NAHT says new Education Bill misses the main challenges of 2015.
Russell Hobby, general secretary of school leaders’ union NAHT said: “Once again, the government resorts to sanctions and threats when our education system desperately needs investment and support.
“Parents who have campaigned against the opaque and centralised process of academisation will be dismayed to see themselves dismissed as obstacles to be eliminated.
“To suggest some distinction between ‘education experts’ and campaigners against academisation is wrong – especially when the evidence for the performance of academies is so weak. There are as many education experts that remain sceptical about academisation as there are who are supportive.
“When a school is clearly failing; it is right that the process of intervention is swift and decisive. It should also be fair and transparent. In many cases, the government has actually promoted conflict and delay by failing to consult and engage the local community.
“Where change is necessary, parents and children have a right to see the evidence that what’s proposed for their school will work.
“The government has provided some extra detail on its approach to so called ‘coasting’ schools, outlining a process of warning, support then replacement of leaders. This provides more reassurance, as requested, but it has still, crucially and unhelpfully, failed to define what it means by coasting. This creates unnecessary fear and confusion.
“NAHT has repeatedly pressed for a clear definition. The government can’t delay this information any longer.”
“Above all, though, this approach to school improvement looks increasingly threadbare. It not only fails to recognise the central concerns of 2015 – on school places, funding and recruitment – it actually exacerbates them by damaging the morale of teachers and the recruitment of leaders to challenging schools.”

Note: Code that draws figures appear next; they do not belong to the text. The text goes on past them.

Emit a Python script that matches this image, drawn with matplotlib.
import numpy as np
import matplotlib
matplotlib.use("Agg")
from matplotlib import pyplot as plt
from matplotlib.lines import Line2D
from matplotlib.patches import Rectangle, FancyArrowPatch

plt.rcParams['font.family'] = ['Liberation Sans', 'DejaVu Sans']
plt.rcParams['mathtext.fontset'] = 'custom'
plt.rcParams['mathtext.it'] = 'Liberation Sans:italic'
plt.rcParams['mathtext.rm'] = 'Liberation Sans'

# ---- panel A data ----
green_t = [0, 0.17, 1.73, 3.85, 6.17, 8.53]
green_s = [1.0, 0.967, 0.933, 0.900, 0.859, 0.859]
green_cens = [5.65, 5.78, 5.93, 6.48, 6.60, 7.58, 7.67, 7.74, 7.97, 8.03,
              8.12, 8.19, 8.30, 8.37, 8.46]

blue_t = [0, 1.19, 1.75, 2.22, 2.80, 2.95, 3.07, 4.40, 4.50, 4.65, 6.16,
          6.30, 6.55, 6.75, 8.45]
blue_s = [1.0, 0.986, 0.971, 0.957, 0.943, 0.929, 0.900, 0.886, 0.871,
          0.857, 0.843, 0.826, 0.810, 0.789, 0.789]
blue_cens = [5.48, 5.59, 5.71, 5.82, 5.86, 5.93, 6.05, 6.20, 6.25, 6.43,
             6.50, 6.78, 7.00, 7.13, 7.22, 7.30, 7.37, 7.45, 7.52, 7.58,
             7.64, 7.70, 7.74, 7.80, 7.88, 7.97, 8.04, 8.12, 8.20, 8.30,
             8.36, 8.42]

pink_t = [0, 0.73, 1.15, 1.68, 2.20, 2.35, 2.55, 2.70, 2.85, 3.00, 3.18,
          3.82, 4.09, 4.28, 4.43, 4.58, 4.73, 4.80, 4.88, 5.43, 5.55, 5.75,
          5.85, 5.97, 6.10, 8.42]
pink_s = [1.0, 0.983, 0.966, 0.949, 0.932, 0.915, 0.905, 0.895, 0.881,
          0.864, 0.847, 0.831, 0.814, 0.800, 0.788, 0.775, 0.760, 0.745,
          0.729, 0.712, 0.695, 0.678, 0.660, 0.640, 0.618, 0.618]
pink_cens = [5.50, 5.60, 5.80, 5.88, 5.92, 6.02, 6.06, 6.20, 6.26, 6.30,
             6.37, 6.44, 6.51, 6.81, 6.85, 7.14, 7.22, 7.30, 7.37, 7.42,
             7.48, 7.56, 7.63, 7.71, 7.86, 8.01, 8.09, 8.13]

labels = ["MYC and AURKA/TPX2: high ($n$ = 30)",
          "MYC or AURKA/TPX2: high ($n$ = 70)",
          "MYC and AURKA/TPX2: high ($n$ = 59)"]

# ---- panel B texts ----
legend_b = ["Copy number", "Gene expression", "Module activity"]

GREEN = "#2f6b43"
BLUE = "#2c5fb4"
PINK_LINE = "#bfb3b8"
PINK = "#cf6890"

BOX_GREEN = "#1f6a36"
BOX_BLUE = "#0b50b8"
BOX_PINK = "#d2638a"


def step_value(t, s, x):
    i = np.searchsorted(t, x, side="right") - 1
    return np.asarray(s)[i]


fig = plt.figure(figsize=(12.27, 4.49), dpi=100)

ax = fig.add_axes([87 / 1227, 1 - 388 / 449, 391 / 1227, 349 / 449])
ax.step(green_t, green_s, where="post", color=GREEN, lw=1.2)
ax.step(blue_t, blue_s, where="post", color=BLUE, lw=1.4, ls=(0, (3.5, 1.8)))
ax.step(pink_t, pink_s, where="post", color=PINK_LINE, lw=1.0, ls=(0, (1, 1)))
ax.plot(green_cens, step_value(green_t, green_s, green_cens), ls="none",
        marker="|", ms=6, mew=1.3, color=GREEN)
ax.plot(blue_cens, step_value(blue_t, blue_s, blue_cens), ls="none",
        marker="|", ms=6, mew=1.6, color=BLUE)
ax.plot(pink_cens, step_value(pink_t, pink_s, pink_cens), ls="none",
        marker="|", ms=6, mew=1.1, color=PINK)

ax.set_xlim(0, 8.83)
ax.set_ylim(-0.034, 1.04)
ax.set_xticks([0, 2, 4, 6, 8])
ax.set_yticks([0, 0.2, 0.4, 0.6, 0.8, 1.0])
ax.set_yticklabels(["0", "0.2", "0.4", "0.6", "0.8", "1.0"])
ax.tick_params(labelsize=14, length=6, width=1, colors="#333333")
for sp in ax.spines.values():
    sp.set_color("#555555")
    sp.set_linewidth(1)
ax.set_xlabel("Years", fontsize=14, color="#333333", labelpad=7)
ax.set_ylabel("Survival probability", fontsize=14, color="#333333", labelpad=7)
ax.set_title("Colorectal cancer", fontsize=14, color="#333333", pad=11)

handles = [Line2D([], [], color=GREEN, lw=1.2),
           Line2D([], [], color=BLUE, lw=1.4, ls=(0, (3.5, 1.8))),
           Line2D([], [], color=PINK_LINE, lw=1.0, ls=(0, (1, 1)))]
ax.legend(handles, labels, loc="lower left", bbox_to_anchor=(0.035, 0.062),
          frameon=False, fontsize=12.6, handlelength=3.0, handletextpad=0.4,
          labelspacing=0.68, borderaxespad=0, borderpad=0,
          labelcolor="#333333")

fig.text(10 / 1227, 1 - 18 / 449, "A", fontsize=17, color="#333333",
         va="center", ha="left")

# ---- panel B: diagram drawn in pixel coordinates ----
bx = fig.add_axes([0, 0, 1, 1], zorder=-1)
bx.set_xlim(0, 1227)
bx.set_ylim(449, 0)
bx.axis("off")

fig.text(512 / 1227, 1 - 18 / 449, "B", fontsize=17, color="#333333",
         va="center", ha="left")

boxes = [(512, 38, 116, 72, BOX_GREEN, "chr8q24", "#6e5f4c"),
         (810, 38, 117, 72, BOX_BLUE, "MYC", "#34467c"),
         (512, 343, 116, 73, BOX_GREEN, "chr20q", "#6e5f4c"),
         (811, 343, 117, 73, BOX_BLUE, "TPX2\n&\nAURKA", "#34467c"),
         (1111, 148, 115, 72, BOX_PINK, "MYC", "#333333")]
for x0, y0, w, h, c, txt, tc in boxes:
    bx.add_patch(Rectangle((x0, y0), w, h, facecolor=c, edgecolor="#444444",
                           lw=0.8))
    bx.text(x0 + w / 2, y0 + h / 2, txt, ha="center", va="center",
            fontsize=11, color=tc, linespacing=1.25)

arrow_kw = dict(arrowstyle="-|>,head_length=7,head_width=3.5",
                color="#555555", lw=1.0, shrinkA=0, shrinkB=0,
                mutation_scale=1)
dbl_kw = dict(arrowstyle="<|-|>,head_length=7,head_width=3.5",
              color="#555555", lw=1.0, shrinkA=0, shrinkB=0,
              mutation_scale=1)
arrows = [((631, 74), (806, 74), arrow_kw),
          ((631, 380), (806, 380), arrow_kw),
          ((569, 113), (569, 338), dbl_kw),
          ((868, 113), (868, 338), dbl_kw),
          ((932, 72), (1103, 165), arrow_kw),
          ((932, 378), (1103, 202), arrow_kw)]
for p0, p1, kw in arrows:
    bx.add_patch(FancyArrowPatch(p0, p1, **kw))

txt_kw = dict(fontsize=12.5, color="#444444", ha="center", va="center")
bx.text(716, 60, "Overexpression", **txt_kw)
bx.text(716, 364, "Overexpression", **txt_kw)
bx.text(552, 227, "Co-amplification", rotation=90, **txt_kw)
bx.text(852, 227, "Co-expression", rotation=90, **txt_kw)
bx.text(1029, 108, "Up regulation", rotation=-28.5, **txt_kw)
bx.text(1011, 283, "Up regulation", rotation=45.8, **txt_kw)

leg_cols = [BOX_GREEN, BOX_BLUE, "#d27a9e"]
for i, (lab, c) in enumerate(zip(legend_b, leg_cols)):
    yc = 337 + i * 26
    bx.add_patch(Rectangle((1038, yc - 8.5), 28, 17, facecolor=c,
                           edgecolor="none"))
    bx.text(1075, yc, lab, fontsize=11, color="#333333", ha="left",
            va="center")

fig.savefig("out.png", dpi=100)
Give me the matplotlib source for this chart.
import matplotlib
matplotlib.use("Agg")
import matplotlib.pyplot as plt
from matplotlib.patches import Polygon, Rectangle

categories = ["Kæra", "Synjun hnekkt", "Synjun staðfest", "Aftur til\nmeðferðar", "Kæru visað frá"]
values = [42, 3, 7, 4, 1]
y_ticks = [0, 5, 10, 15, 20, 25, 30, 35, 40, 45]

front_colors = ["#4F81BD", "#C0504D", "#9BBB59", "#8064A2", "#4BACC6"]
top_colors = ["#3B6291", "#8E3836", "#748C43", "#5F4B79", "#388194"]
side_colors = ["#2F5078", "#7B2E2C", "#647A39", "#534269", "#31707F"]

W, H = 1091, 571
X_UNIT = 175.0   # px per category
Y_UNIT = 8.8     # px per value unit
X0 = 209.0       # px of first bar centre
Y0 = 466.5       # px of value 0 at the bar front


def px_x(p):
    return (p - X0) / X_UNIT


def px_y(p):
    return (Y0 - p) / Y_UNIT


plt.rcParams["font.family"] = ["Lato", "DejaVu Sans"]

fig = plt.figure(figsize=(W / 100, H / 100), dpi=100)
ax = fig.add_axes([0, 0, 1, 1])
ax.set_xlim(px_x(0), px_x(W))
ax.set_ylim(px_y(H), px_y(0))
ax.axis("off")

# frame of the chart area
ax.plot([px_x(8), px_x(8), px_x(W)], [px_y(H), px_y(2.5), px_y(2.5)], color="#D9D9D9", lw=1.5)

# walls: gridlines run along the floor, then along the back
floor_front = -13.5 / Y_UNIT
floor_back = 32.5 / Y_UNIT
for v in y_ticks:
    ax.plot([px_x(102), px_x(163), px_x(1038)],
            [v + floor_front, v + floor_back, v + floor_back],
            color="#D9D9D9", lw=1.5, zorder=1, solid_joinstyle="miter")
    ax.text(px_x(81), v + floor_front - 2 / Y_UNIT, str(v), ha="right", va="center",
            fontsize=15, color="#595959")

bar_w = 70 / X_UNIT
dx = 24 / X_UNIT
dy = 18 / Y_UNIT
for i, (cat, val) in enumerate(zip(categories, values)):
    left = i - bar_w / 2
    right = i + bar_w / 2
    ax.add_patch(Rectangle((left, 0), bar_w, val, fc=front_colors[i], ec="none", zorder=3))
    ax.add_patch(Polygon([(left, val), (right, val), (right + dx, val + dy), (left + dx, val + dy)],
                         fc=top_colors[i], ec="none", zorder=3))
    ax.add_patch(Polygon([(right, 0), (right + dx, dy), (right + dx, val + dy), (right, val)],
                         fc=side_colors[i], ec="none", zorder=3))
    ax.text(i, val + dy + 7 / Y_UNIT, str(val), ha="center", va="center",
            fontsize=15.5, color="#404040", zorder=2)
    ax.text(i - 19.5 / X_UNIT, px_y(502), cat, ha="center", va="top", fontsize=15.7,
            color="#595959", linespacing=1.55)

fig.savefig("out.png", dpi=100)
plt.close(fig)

NAHT’s Manifesto for Education contains five key education reforms that they are calling for:
- Continued support for the establishment of a college of teaching, to help teaching establish itself as an autonomous, high status profession, using evidence to determine good practice and promote professional development
- The introduction of an office of education responsibility to devise and manage a five year plan for reform, independent of government, to minimise the unpredictability of policy which harms pupils’ chances, particularly at secondary school
- To protect education funding from early years to school leaving age, adopting a fair funding formula so children can flourish regardless of their background or the challenges they face at home or in the classroom
- To promote an alternative to the current adversarial inspection regime, where school leaders lead critical reviews of schools, working in partnership with Ofsted and not at odds with it
- Ensure fairer admissions policies prioritising children from low income families and creating new schools and places in both the academy and maintained sectors, wherever they are most needed.